Feminism is to Womanism as purple is to lavender

Gilkes, Cheryl Townsend, “Womanist Ideals and the Sociological Imagination”
  • Is there a distinct Black female culture or if Black females have more in common with White females rather than the facticity of African-American life
  • Black women’s experiences have been excluded from the consideration in that their experiences have been excluded from consideration in the literature of White Feminists
  • Classical and popular literature popularized and valorized the White male with the patriarchal ideals of physical aggression, heroic conquest and intellectual dominance,  the Black male was not
  • With diminished masculinity, the Black struggle for justice and equal opportunity was reduced to beat one’s wife and a refusal to exercise the rights that White men have
  • There has been a refusal of Black women to recognize the true value of Black men

Phillips, Layli and Barbara McCaskill, “Who’s Schooling Who?
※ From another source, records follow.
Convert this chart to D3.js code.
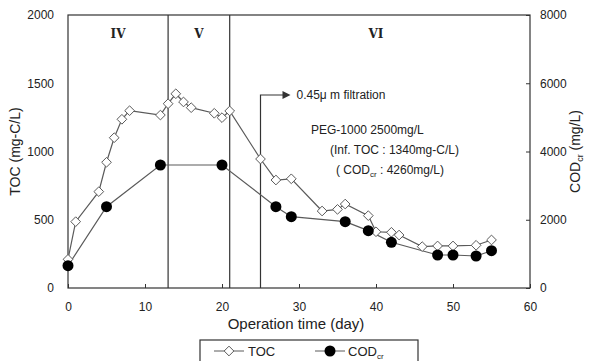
<!DOCTYPE html>
<html>
<head>
<meta charset="utf-8">
<script src="https://cdn.jsdelivr.net/npm/d3@7"></script>
<style>
  body { margin: 0; background: #fff; }
  text { font-family: "Liberation Sans", "Noto Sans CJK JP", sans-serif; fill: #222; }
</style>
</head>
<body>
<div id="chart"></div>
<script>
// TOC (mg-C/L), left axis
var tocDays = [0, 1, 4, 5, 6, 7, 8, 12, 13, 14, 15, 16, 19, 20, 21, 25, 27, 29, 33, 35, 36, 39, 40, 42, 43, 46, 48, 50, 53, 55];
var tocValues = [210, 486, 706, 921, 1101, 1236, 1299, 1267, 1350, 1423, 1363, 1321, 1280, 1248, 1297, 945, 791, 800, 564, 576, 615, 530, 412, 408, 388, 303, 308, 308, 313, 352];

// CODcr (mg/L), right axis
var codDays = [0, 5, 12, 20, 27, 29, 36, 39, 42, 48, 50, 53, 55];
var codValues = [653, 2383, 3604, 3604, 2383, 2090, 1943, 1680, 1339, 967, 967, 938, 1093];

var xTicks = [0, 10, 20, 30, 40, 50, 60];
var leftTicks = [0, 500, 1000, 1500, 2000];
var rightTicks = [0, 2000, 4000, 6000, 8000];
var phaseBounds = [13, 21];
var filtrationDay = 25;
var phaseLabels = [{ t: "IV", d: 6.5 }, { t: "V", d: 17 }, { t: "VI", d: 40 }];

var width = 589, height = 361;
var margin = { left: 68, right: 59, top: 15, bottom: 73 };
var innerW = width - margin.left - margin.right;
var innerH = height - margin.top - margin.bottom;

var svg = d3.select("#chart").append("svg")
    .attr("width", width)
    .attr("height", height);

var g = svg.append("g").attr("transform", "translate(" + margin.left + "," + margin.top + ")");

var x = d3.scaleLinear().domain([0, 60]).range([0, innerW]);
var yL = d3.scaleLinear().domain([0, 2000]).range([innerH, 0]);
var yR = d3.scaleLinear().domain([0, 8000]).range([innerH, 0]);

var axisColor = "#333";
var fmt = d3.format("d");

// frame
g.append("rect")
    .attr("width", innerW).attr("height", innerH)
    .attr("fill", "none").attr("stroke", axisColor).attr("stroke-width", 1.2);

// bottom axis (ticks inside)
var xAxis = g.append("g").attr("transform", "translate(0," + innerH + ")")
    .call(d3.axisBottom(x).tickValues(xTicks).tickFormat(fmt).tickSizeInner(-4).tickSizeOuter(0).tickPadding(14));
xAxis.select(".domain").remove();
xAxis.selectAll("line").attr("stroke", axisColor);
xAxis.selectAll("text").style("font-size", "12px").attr("fill", "#333");

// left axis
var lAxis = g.append("g")
    .call(d3.axisLeft(yL).tickValues(leftTicks).tickFormat(fmt).tickSize(0).tickPadding(14));
lAxis.select(".domain").remove();
lAxis.selectAll("text").style("font-size", "12px").attr("fill", "#333");

// right axis (ticks inside)
var rAxis = g.append("g").attr("transform", "translate(" + innerW + ",0)")
    .call(d3.axisRight(yR).tickValues(rightTicks).tickFormat(fmt).tickSizeInner(-4).tickSizeOuter(0).tickPadding(10));
rAxis.select(".domain").remove();
rAxis.selectAll("line").attr("stroke", axisColor);
rAxis.selectAll("text").style("font-size", "12px").attr("fill", "#333");

// phase boundaries
g.selectAll(".phase")
    .data(phaseBounds)
    .enter().append("line")
    .attr("class", "phase")
    .attr("x1", function (d) { return x(d); })
    .attr("x2", function (d) { return x(d); })
    .attr("y1", 0).attr("y2", innerH)
    .attr("stroke", axisColor).attr("stroke-width", 1.2);

g.selectAll(".phaseLabel")
    .data(phaseLabels)
    .enter().append("text")
    .attr("class", "phaseLabel")
    .attr("x", function (d) { return x(d.d); })
    .attr("y", 23)
    .attr("text-anchor", "middle")
    .style("font-family", "'DejaVu Serif', serif")
    .style("font-weight", "bold")
    .style("font-size", "12px")
    .text(function (d) { return d.t; });

// filtration marker
var fy = 80;
g.append("path")
    .attr("d", "M" + x(filtrationDay) + "," + innerH + "V" + fy + "H" + (x(filtrationDay) + 26))
    .attr("fill", "none").attr("stroke", axisColor).attr("stroke-width", 1.2);
g.append("path")
    .attr("d", "M" + (x(filtrationDay) + 30) + "," + fy + "l-8,-4l0,8z")
    .attr("fill", axisColor);
g.append("text")
    .attr("x", x(filtrationDay) + 36).attr("y", fy + 4)
    .style("font-size", "12px")
    .text("0.45\u03bc m  filtration");

// annotation
var note = g.append("text").style("font-size", "12px");
note.append("tspan").attr("x", 243).attr("y", 119).text("PEG-1000 2500mg/L");
note.append("tspan").attr("x", 262).attr("y", 139).text("(Inf. TOC : 1340mg-C/L)");
var n3 = note.append("tspan").attr("x", 268).attr("y", 159);
n3.append("tspan").text("(  COD");
n3.append("tspan").attr("dy", 3).style("font-size", "8px").text("cr");
n3.append("tspan").attr("dy", -3).text(" : 4260mg/L)");

var lineColor = "#5a5a5a";

var tocData = tocDays.map(function (d, i) { return { d: d, v: tocValues[i] }; });
var codData = codDays.map(function (d, i) { return { d: d, v: codValues[i] }; });

g.append("path")
    .datum(codData)
    .attr("fill", "none").attr("stroke", lineColor).attr("stroke-width", 1.2)
    .attr("d", d3.line().x(function (d) { return x(d.d); }).y(function (d) { return yR(d.v); }));

g.append("path")
    .datum(tocData)
    .attr("fill", "none").attr("stroke", lineColor).attr("stroke-width", 1.2)
    .attr("d", d3.line().x(function (d) { return x(d.d); }).y(function (d) { return yL(d.v); }));

var diamond = d3.symbol().type(d3.symbolDiamond2).size(60);
g.selectAll(".toc")
    .data(tocData)
    .enter().append("path")
    .attr("class", "toc")
    .attr("d", diamond)
    .attr("transform", function (d) { return "translate(" + x(d.d) + "," + yL(d.v) + ")"; })
    .attr("fill", "#fff").attr("stroke", lineColor).attr("stroke-width", 1);

g.selectAll(".cod")
    .data(codData)
    .enter().append("circle")
    .attr("class", "cod")
    .attr("cx", function (d) { return x(d.d); })
    .attr("cy", function (d) { return yR(d.v); })
    .attr("r", 5.5)
    .attr("fill", "#000");

// axis titles
svg.append("text")
    .attr("transform", "translate(20," + (margin.top + innerH / 2) + ") rotate(-90)")
    .attr("text-anchor", "middle")
    .style("font-size", "14px")
    .text("TOC (mg-C/L)");

var rt = svg.append("text")
    .attr("transform", "translate(580," + (margin.top + innerH / 2) + ") rotate(-90)")
    .attr("text-anchor", "middle")
    .style("font-size", "14px");
rt.append("tspan").text("COD");
rt.append("tspan").attr("dy", 3).style("font-size", "9px").text("cr");
rt.append("tspan").attr("dy", -3).text(" (mg/L)");

svg.append("text")
    .attr("x", margin.left + x(30) - 3).attr("y", 329)
    .attr("text-anchor", "middle")
    .style("font-size", "15px")
    .text("Operation time (day)");

// legend
var leg = svg.append("g").attr("transform", "translate(200,340)");
leg.append("rect").attr("width", 218).attr("height", 24)
    .attr("fill", "#fff").attr("stroke", axisColor).attr("stroke-width", 1.2);
leg.append("line").attr("x1", 14).attr("x2", 44).attr("y1", 11).attr("y2", 11).attr("stroke", lineColor);
leg.append("path").attr("d", diamond).attr("transform", "translate(29,11)")
    .attr("fill", "#fff").attr("stroke", lineColor);
leg.append("text").attr("x", 48).attr("y", 16).style("font-size", "13px").text("TOC");
leg.append("line").attr("x1", 115).attr("x2", 145).attr("y1", 11).attr("y2", 11).attr("stroke", lineColor);
leg.append("circle").attr("cx", 130).attr("cy", 11).attr("r", 5.5).attr("fill", "#000");
var lt = leg.append("text").attr("x", 148).attr("y", 16).style("font-size", "13px");
lt.append("tspan").text("COD");
lt.append("tspan").attr("dy", 3).style("font-size", "8px").text("cr");
</script>
</body>
</html>
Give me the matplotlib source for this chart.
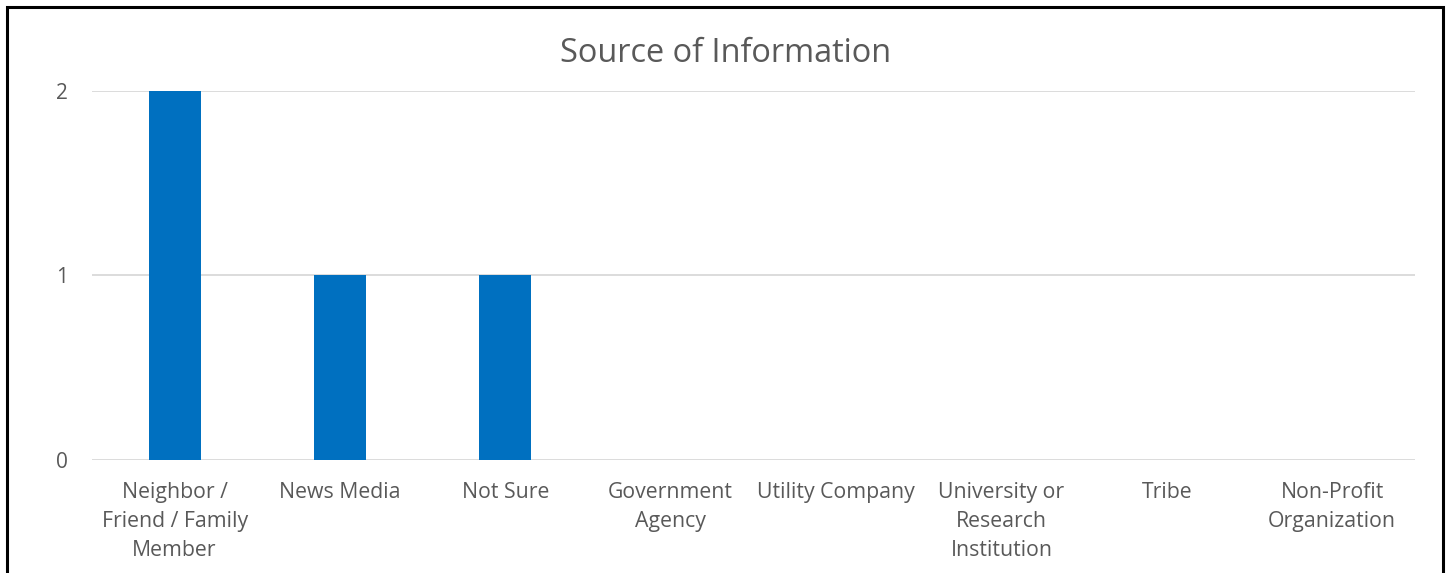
import numpy as np
import matplotlib.pyplot as plt
from matplotlib.patches import Rectangle

categories = ['Neighbor /\nFriend / Family\nMember', 'News Media', 'Not Sure',
              'Government\nAgency', 'Utility Company', 'University or\nResearch\nInstitution',
              'Tribe', 'Non-Profit\nOrganization']
counts = [2, 1, 1, 0, 0, 0, 0, 0]

plt.rcParams['font.family'] = ['Open Sans', 'DejaVu Sans']
grey = '#595959'

fig = plt.figure(figsize=(14.5, 5.73), dpi=100)
ax = fig.add_axes([0.0634, 0.1972, 0.9124, 0.644])

x = np.arange(len(categories))
ax.bar(x, counts, width=0.314, color='#0070c0', zorder=2)

ax.set_xlim(-0.5, len(categories) - 0.5)
ax.set_ylim(0, 2)
ax.set_yticks([0, 1, 2])
ax.set_xticks(x)
ax.set_xticklabels(categories, fontsize=15.3, color=grey, linespacing=1.5, va='top')
ax.tick_params(axis='y', labelsize=15, labelcolor=grey, length=0, pad=17)
ax.tick_params(axis='x', length=0, pad=16)
ax.grid(axis='y', color='#d9d9d9', linewidth=1.3, zorder=0)
for s in ax.spines.values():
    s.set_visible(False)

fig.text(0.5007, 0.907, 'Source of Information', ha='center', va='center',
         fontsize=23.4, color=grey)

# outer frame, bottom edge runs off the image
fig.patches.append(Rectangle((7 / 1450, -0.1), 1436 / 1450, 1.1 - 7 / 573,
                             transform=fig.transFigure, fill=False,
                             edgecolor='black', linewidth=2.2))

fig.savefig('out.png', dpi=100)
Black Women and the
Bringing of the Everyday into Academe, or Why We Started “The Womanist”
  • Black women intellectuals have needed to bridge the gap between the academy and the everyday
  • The academy has nothing to gain from everyday Black women
  • Black women in the Academy bring with them different kinds of lives that are shaped by the ubiquitous and historical fact of triple oppression, i.e., gender, class and race
  • Black women have endure experiences that have been appropriated, exploited, misconstrued and ultimately dismissed
  • The lives of Black women are not to be defined by their triple oppression, but by the intergenerationally transmitted experiential and metatheoretical frameworks on their Ancient African origins

Williams, Delores, “Womanist/Feminist Dialogue: Problems and Possibilities”
  • Goals of both should be to evolve a world in which sexual, racial class and caste oppression no longer exists, “there is tension between the two
  • Problems arise out of vocabulary that feminist use that has been in vogue in the academy for some time, i.e., theory, argument and privilege


Williams, Shirley Ann, “Some Implications of Womanist Theory”
  • Williams is a sociologist and instructor in a predominantly White University with a small population of minority students. They tell her that she is teaching the class for White students
  • Sociologists have not embraced the term Womanist in the same way that theologians, ethicists and others in religious studies have
  • The major difference in Black feminist thought is its source, philosophical and sociopolitical treatises or it can be narrative, e.g., life experiences, blues and literature
  • From a sociological perspective, the Womanist idea is a way of both reading and hearing. The oral tradition is invoked here.